Firstly, sorry for this being a day late – everything mechanical seemed to be on a go-slow (or stop) yesterday. By 2am, I had decided to give up and re-write/post this today. Also, my beautiful Frodo (Maine Coon Cross kitty) is back at the vets, staying overnight for fluids and TLC after having a dip with his CRF (Chronic Renal Failure) and loosing a bit of weight. You’ll be glad to know that he’s had a good night (and lots of cuddles from the great staff there); and hopefully, I’ll be picking him up today.
The other technical difficulties I had with this piece is the actual setting of the fluorite stone – but I’ll get to that later on.
You see, I had this beautiful green & purple fluorite stone in a (sort of) tear-drop shape, which has been sitting around not doing much for about a year. I don’t make much big jewellery and thought that this stone was much too heavy to make something out of. Well, I had an idea for a spiders web type of decoration for a bezel set stone and for once, this stone seemed perfect.
I drew around the stone as a template and roughed out the idea before picking up any tools. I usually like designing as I go, but this time I needed to make a pattern because the stone isn’t a flat-backed cabochon but a rounded stone like a pebble. Once I had the design I wanted, I drew it out in pencil on my soldering board. This meant that I could place the silver where I wanted it and solder as needed, without the worry of flammable paper being near; and it’s much more of a stable surface than setting out on paper – less likely to shift when placing items together.
I decided to make the silver “webs” first and make them a little larger than needed. This way, they would rest on top of the bezel wire for soldering and then I could file the unwanted parts back. It would be easier than making them the exact size and the finding them not quite fit or having trouble soldering them to the bezel. The strands of the web were done using scrap pieces of 0.8mm round wire – bent to shape and laid together. These were soldered with hard solder and then I filed the places for the silver balls (so they would sit still whilst soldering) and then the silver balls were soldered on top with medium solder.
The bezel was wrapped around the stone for sizing and then (with the stone taken away) soldered closed with hard solder. A jump ring was soldered to the top at the same time. It was quite hard getting the jump ring soldered in the right place – the locking tweezers acted as a heat sink and made it difficult for the two pieces to heat up evenly. In the end, I sweat-soldered the two together.
The two parts of the spider’s web were placed on top of the bezel and soldered in place with easy solder. I trimmed and filed any excess silver away. Originally, I was going to have the strands terminate at the silver balls, but I liked the way a little bit of the wire poked out at the end – so I kept it like that and just rounded the ends off.

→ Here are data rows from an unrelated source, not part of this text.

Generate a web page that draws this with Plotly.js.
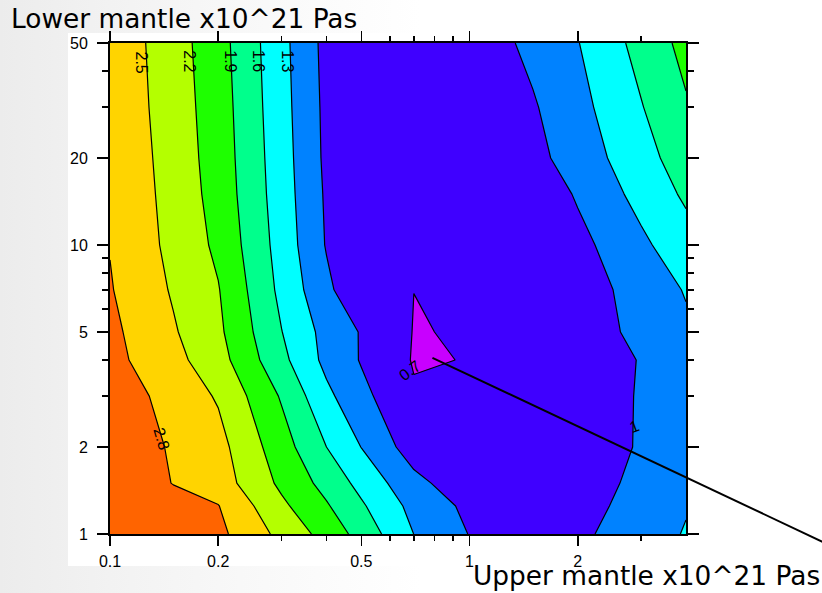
<!DOCTYPE html>
<html><head><meta charset="utf-8">
<script src="https://cdn.plot.ly/plotly-3.0.1.min.js"></script>
<style>
html,body{margin:0;padding:0;}
body{width:822px;height:593px;overflow:hidden;position:relative;
background:linear-gradient(to right,#ececec 0px,#f2f2f2 110px,#f8f8f8 240px,#ffffff 420px);}
#white{position:absolute;left:68px;top:33px;width:754px;height:533px;background:#fff;}
#chart{position:absolute;left:0;top:0;width:822px;height:593px;}
</style></head>
<body><div id="white"></div><div id="chart"></div>
<script>
// Upper mantle viscosity (x axis) and lower mantle viscosity (y axis), x10^21 Pa s
var upperMantle = [0.1, 0.15, 0.2, 0.3, 0.4, 0.5, 0.7, 1, 1.5, 2, 3, 4];
var lowerMantle = [1, 1.25, 1.5, 2, 3, 4, 5, 7, 10, 15, 20, 30, 50];
// misfit values, one row per lower-mantle value
var misfit = [
  [3.65, 3.20, 2.873, 2.42, 2.09, 1.79, 1.298, 0.99, 0.85, 0.94, 1.16, 1.32],
  [3.30, 2.92, 2.81, 2.26, 1.93, 1.64, 1.21, 0.93, 0.82, 0.92, 1.08, 1.28],
  [3.06, 2.79, 2.65, 2.14, 1.80, 1.51, 1.09, 0.80, 0.80, 0.90, 1.05, 1.27],
  [3.05, 2.76, 2.60, 2.03, 1.60, 1.295, 0.85, 0.78, 0.80, 0.87, 1.02, 1.15],
  [2.98, 2.69, 2.47, 1.87, 1.37, 1.08, 0.73, 0.75, 0.78, 0.85, 1.02, 1.15],
  [2.89, 2.59, 2.32, 1.68, 1.22, 0.98, 0.68, 0.707, 0.76, 0.82, 1.015, 1.20],
  [2.87, 2.53, 2.26, 1.607, 1.20, 0.98, 0.69, 0.717, 0.76, 0.82, 1.087, 1.25],
  [2.82, 2.47, 2.216, 1.525, 1.069, 0.75, 0.701, 0.78, 0.78, 0.84, 1.127, 1.32],
  [2.79, 2.42, 2.14, 1.48, 0.98, 0.85, 0.78, 0.76, 0.75, 0.91, 1.24, 1.48],
  [2.78, 2.39, 2.09, 1.447, 0.96, 0.84, 0.78, 0.78, 0.773, 1.034, 1.397, 1.648],
  [2.77, 2.37, 2.07, 1.431, 0.94, 0.83, 0.77, 0.78, 0.91, 1.137, 1.484, 1.755],
  [2.74, 2.35, 2.05, 1.41, 0.93, 0.82, 0.76, 0.78, 0.97, 1.205, 1.584, 1.87],
  [2.72, 2.33, 2.02, 1.39, 0.91, 0.80, 0.75, 0.80, 1.077, 1.289, 1.70, 1.99]
];
var levelStart = 0.7, levelEnd = 2.8, levelStep = 0.3;
var bandColors = ['#c800ff', '#3f00ff', '#0082ff', '#00ffff', '#00ff8c', '#1eff00', '#b4ff00', '#ffd400', '#ff6400'];
var xTickVals = [0.1, 0.2, 0.5, 1, 2];
var xTickText = ['0.1', '0.2', '0.5', '1', '2'];
var xMinorVals = [0.3, 0.4, 0.6, 0.7, 0.8, 0.9, 3];
var yTickVals = [1, 2, 5, 10, 20, 50];
var yTickText = ['1', '2', '5', '10', '20', '50'];
var yMinorVals = [3, 4, 6, 7, 8, 9, 30, 40];
var labelTexts = ['2.5', '2.2', '1.9', '1.6', '1.3', '2.8', '0.7', '1'];

var colorscale = bandColors.map(function (c, i) { return [i / (bandColors.length - 1), c]; });

var trace = {
  type: 'contour',
  x: upperMantle, y: lowerMantle, z: misfit,
  autocontour: false,
  contours: {start: levelStart, end: levelEnd, size: levelStep, coloring: 'fill', showlines: true},
  colorscale: colorscale,
  showscale: false,
  line: {color: '#000', width: 1.2, smoothing: 0},
  hoverinfo: 'skip'
};

// label placement (paper coords) and rotation
var labelPos = [
  [0.0547, 0.9613, 90], [0.139, 0.9627, 90], [0.2102, 0.9627, 90], [0.2588, 0.9633, 90],
  [0.3087, 0.9633, 90], [0.0898, 0.1949, 74], [0.5211, 0.332, -37], [0.9102, 0.2185, -20]
];
var annotations = labelTexts.map(function (t, i) {
  return {text: t, xref: 'paper', yref: 'paper', x: labelPos[i][0], y: labelPos[i][1],
    textangle: labelPos[i][2], showarrow: false, xanchor: 'center', yanchor: 'middle',
    font: {family: 'Liberation Sans, Arial, sans-serif', size: 16, color: '#000'}};
});
annotations.push({text: 'Lower mantle x10^21 Pas', xref: 'paper', yref: 'paper', x: -0.1737, y: 1.0489,
  xanchor: 'left', yanchor: 'middle', showarrow: false, borderpad: 0,
  font: {family: 'DejaVu Sans', size: 26.4, color: '#000'}});
annotations.push({text: 'Upper mantle x10^21 Pas', xref: 'paper', yref: 'paper', x: 0.6283, y: -0.0855,
  xanchor: 'left', yanchor: 'middle', showarrow: false, borderpad: 0,
  font: {family: 'DejaVu Sans', size: 26.4, color: '#000'}});

var axisCommon = {
  type: 'log', tickmode: 'array', ticks: 'outside', tickwidth: 1.5, tickcolor: '#000',
  showline: true, linewidth: 2, linecolor: '#000', mirror: 'ticks', showgrid: false, zeroline: false,
  tickfont: {family: 'Liberation Sans, Arial, sans-serif', size: 16, color: '#000'}
};
var layout = {
  width: 822, height: 593,
  margin: {l: 110, r: 136.3, t: 43, b: 59, pad: 0},
  paper_bgcolor: 'rgba(0,0,0,0)', plot_bgcolor: 'rgba(0,0,0,0)',
  showlegend: false,
  xaxis: Object.assign({}, axisCommon, {
    range: [-1, Math.log10(4)], tickvals: xTickVals, ticktext: xTickText, ticklen: 10,
    ticklabelstandoff: 2,
    minor: {tickmode: 'array', tickvals: xMinorVals, ticks: 'outside', ticklen: 5, tickwidth: 1.5, tickcolor: '#000', showgrid: false}
  }),
  yaxis: Object.assign({}, axisCommon, {
    range: [0, Math.log10(50)], tickvals: yTickVals, ticktext: yTickText, ticklen: 11,
    ticklabelstandoff: 6,
    minor: {tickmode: 'array', tickvals: yMinorVals, ticks: 'outside', ticklen: 6, tickwidth: 1.5, tickcolor: '#000', showgrid: false}
  }),
  annotations: annotations,
  shapes: [{type: 'line', xref: 'paper', yref: 'paper', x0: 0.5598, y0: 0.3588, x1: 1.2507, y1: -0.0234,
    line: {color: '#000', width: 2}}]
};
Plotly.newPlot('chart', [trace], layout, {displayModeBar: false, staticPlot: true});
</script>
</body></html>
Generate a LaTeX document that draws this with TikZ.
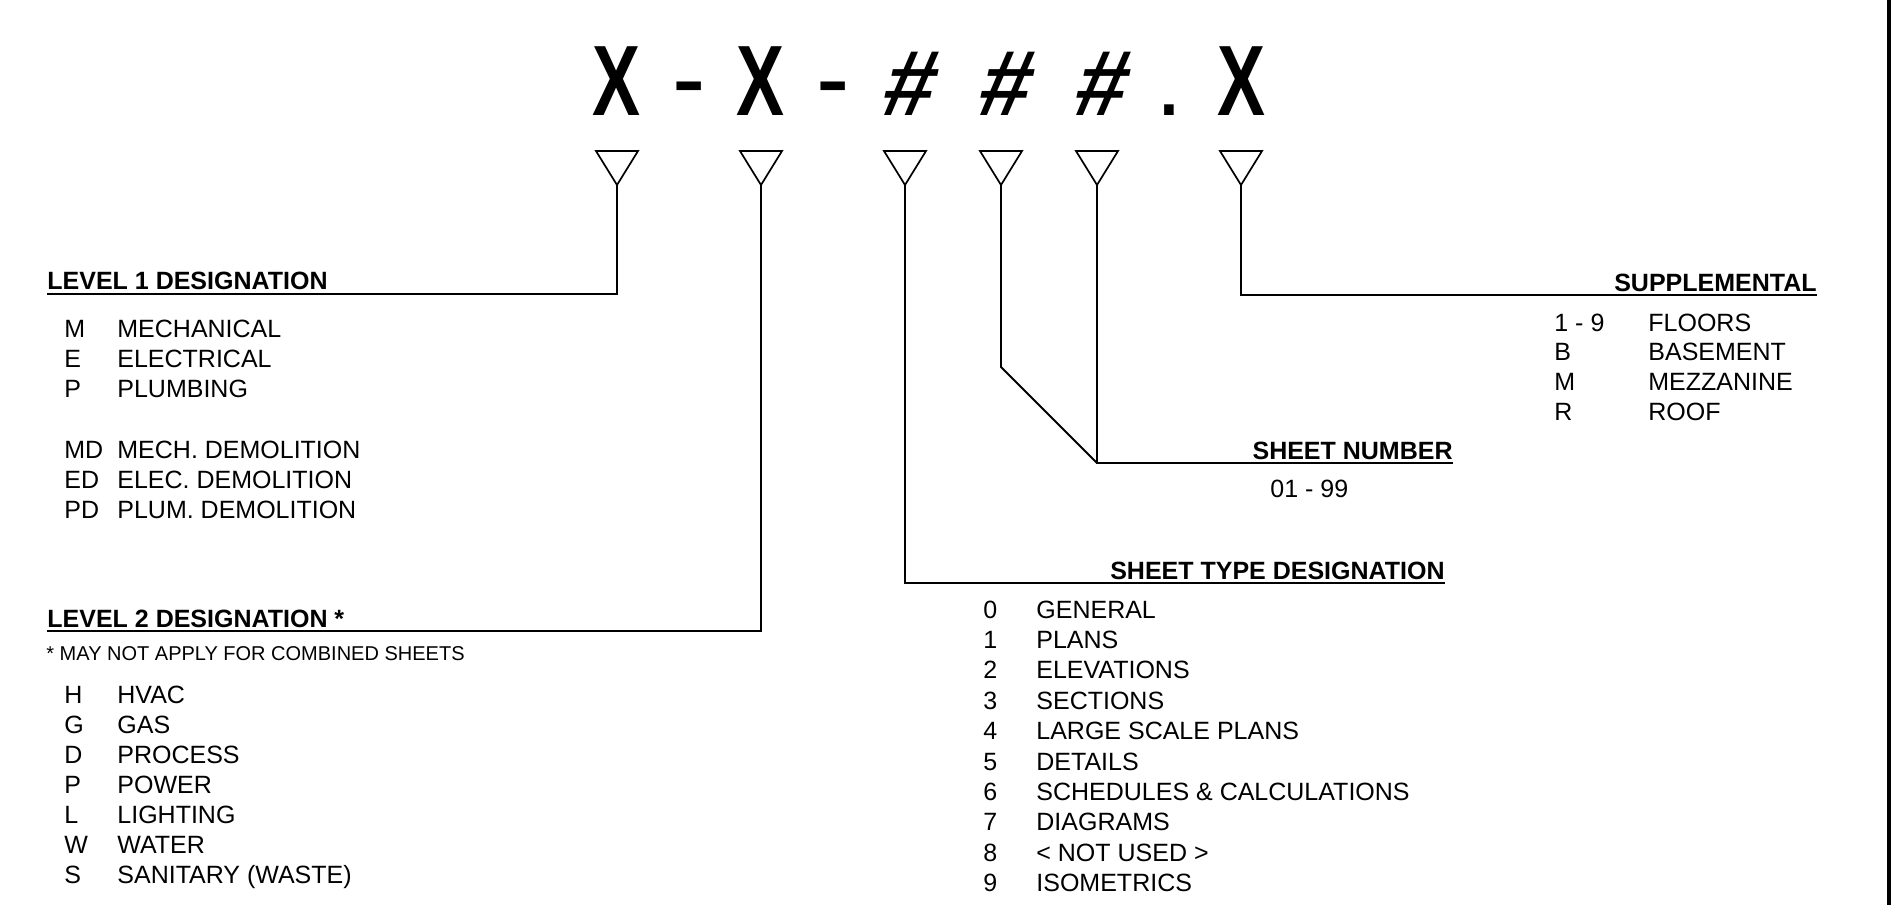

The whole thing went into the pickle pot and then (after a quick smooth & polish) had a turn in the tumbler for about an hour.
As the stone was rounded, I didn’t want to have a back on the bezel. The idea was to have the flat bezel strip pushed down on both sides of the stone, curving around the edge and setting the stone from both sides. This is where the real technical difficulties happened for me. Placing the stone in the setting, I had to curve the web part of the design (okay so far) and then turn the whole thing over and push the bezel down. In hindsight, I think I should have pushed the bezel at the front down first, but originally I wanted the bezel to be straight at the front – although it didn’t look right when I did it that way and I ended up pushing the bezel down over the front of the stone in the end. But I’m getting ahead of myself!
As the stone is very rounded, it was quite hard to get it to stay in place when pushing the bezel down. As soon as I thought I’d finished, I checked it over and there was still more movement in the stone and I’d start going over it again. I don’t think I would have had a problem if the stone was a flat-backed cabochon and the setting had a back on it; but it wasn’t and it didn’t – so I just had to persevere.
When it came time for me to turn it over, the bezel at the front didn’t look quite right, so I decided to push it down there as well. It was a bit difficult around the webs but I managed it with not too much trouble. The problem only showed itself when I thought I’d finished – the bezel had twisted slightly while setting and had slightly come forward at one side. “Oh bother” I said (or something similar), and proceeded to try and bend the bezel back into place.
This has been more of a learning curve than I had expected. Although, I am quite pleased with the finished piece; I don’t think I will do this type of bezel again in a hurry!